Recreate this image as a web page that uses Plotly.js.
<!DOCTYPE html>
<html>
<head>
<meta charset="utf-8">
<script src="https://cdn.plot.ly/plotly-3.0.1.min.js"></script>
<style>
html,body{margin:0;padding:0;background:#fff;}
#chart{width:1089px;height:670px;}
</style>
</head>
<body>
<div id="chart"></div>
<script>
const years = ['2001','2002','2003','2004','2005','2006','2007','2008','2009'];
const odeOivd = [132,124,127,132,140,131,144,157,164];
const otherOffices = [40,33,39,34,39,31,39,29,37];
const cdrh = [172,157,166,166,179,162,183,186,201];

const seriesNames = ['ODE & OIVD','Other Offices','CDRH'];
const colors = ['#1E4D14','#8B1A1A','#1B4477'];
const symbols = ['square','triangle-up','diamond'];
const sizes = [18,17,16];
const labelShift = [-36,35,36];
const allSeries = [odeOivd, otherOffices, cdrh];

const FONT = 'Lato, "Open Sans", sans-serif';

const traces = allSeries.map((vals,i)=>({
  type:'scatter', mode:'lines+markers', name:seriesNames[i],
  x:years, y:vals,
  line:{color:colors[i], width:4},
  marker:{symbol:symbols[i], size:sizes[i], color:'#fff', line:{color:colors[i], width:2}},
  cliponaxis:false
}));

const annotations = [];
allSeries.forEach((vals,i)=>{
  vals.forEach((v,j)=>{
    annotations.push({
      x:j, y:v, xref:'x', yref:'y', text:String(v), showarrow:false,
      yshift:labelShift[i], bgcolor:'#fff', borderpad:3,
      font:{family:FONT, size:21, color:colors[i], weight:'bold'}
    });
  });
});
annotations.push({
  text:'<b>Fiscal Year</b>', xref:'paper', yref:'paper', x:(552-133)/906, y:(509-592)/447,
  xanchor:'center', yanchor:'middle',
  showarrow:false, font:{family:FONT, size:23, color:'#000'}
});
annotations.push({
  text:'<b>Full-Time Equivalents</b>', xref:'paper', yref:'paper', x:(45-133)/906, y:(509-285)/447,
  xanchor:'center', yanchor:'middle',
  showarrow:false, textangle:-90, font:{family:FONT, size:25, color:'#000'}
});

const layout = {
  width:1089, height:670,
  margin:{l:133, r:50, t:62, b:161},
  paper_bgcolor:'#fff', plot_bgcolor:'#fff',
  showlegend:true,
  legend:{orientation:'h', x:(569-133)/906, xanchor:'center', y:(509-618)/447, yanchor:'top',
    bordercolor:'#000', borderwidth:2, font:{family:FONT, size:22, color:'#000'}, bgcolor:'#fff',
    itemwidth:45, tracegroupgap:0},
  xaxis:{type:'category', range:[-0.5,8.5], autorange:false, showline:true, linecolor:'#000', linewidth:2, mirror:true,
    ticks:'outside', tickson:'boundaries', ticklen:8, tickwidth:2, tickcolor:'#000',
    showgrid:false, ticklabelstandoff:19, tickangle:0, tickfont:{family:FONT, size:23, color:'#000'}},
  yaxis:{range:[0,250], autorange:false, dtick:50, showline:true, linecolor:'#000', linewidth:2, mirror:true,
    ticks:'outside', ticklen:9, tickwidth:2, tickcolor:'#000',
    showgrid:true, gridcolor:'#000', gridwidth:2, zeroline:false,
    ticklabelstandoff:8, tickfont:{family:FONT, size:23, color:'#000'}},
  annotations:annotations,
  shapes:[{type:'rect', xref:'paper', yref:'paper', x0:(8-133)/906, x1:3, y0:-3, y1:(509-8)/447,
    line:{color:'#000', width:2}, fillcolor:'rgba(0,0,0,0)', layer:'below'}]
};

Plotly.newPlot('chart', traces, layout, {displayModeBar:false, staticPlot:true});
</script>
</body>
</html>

###

Exercise goal:
Working from the material above, retype it in its entirety without change.

Result of the task:
Recreate this image as a web page that uses Plotly.js.
<!DOCTYPE html>
<html>
<head>
<meta charset="utf-8">
<script src="https://cdn.plot.ly/plotly-3.0.1.min.js"></script>
<style>
html,body{margin:0;padding:0;background:#fff;}
#chart{width:1089px;height:670px;}
</style>
</head>
<body>
<div id="chart"></div>
<script>
const years = ['2001','2002','2003','2004','2005','2006','2007','2008','2009'];
const odeOivd = [132,124,127,132,140,131,144,157,164];
const otherOffices = [40,33,39,34,39,31,39,29,37];
const cdrh = [172,157,166,166,179,162,183,186,201];

const seriesNames = ['ODE & OIVD','Other Offices','CDRH'];
const colors = ['#1E4D14','#8B1A1A','#1B4477'];
const symbols = ['square','triangle-up','diamond'];
const sizes = [18,17,16];
const labelShift = [-36,35,36];
const allSeries = [odeOivd, otherOffices, cdrh];

const FONT = 'Lato, "Open Sans", sans-serif';

const traces = allSeries.map((vals,i)=>({
  type:'scatter', mode:'lines+markers', name:seriesNames[i],
  x:years, y:vals,
  line:{color:colors[i], width:4},
  marker:{symbol:symbols[i], size:sizes[i], color:'#fff', line:{color:colors[i], width:2}},
  cliponaxis:false
}));

const annotations = [];
allSeries.forEach((vals,i)=>{
  vals.forEach((v,j)=>{
    annotations.push({
      x:j, y:v, xref:'x', yref:'y', text:String(v), showarrow:false,
      yshift:labelShift[i], bgcolor:'#fff', borderpad:3,
      font:{family:FONT, size:21, color:colors[i], weight:'bold'}
    });
  });
});
annotations.push({
  text:'<b>Fiscal Year</b>', xref:'paper', yref:'paper', x:(552-133)/906, y:(509-592)/447,
  xanchor:'center', yanchor:'middle',
  showarrow:false, font:{family:FONT, size:23, color:'#000'}
});
annotations.push({
  text:'<b>Full-Time Equivalents</b>', xref:'paper', yref:'paper', x:(45-133)/906, y:(509-285)/447,
  xanchor:'center', yanchor:'middle',
  showarrow:false, textangle:-90, font:{family:FONT, size:25, color:'#000'}
});

const layout = {
  width:1089, height:670,
  margin:{l:133, r:50, t:62, b:161},
  paper_bgcolor:'#fff', plot_bgcolor:'#fff',
  showlegend:true,
  legend:{orientation:'h', x:(569-133)/906, xanchor:'center', y:(509-618)/447, yanchor:'top',
    bordercolor:'#000', borderwidth:2, font:{family:FONT, size:22, color:'#000'}, bgcolor:'#fff',
    itemwidth:45, tracegroupgap:0},
  xaxis:{type:'category', range:[-0.5,8.5], autorange:false, showline:true, linecolor:'#000', linewidth:2, mirror:true,
    ticks:'outside', tickson:'boundaries', ticklen:8, tickwidth:2, tickcolor:'#000',
    showgrid:false, ticklabelstandoff:19, tickangle:0, tickfont:{family:FONT, size:23, color:'#000'}},
  yaxis:{range:[0,250], autorange:false, dtick:50, showline:true, linecolor:'#000', linewidth:2, mirror:true,
    ticks:'outside', ticklen:9, tickwidth:2, tickcolor:'#000',
    showgrid:true, gridcolor:'#000', gridwidth:2, zeroline:false,
    ticklabelstandoff:8, tickfont:{family:FONT, size:23, color:'#000'}},
  annotations:annotations,
  shapes:[{type:'rect', xref:'paper', yref:'paper', x0:(8-133)/906, x1:3, y0:-3, y1:(509-8)/447,
    line:{color:'#000', width:2}, fillcolor:'rgba(0,0,0,0)', layer:'below'}]
};

Plotly.newPlot('chart', traces, layout, {displayModeBar:false, staticPlot:true});
</script>
</body>
</html>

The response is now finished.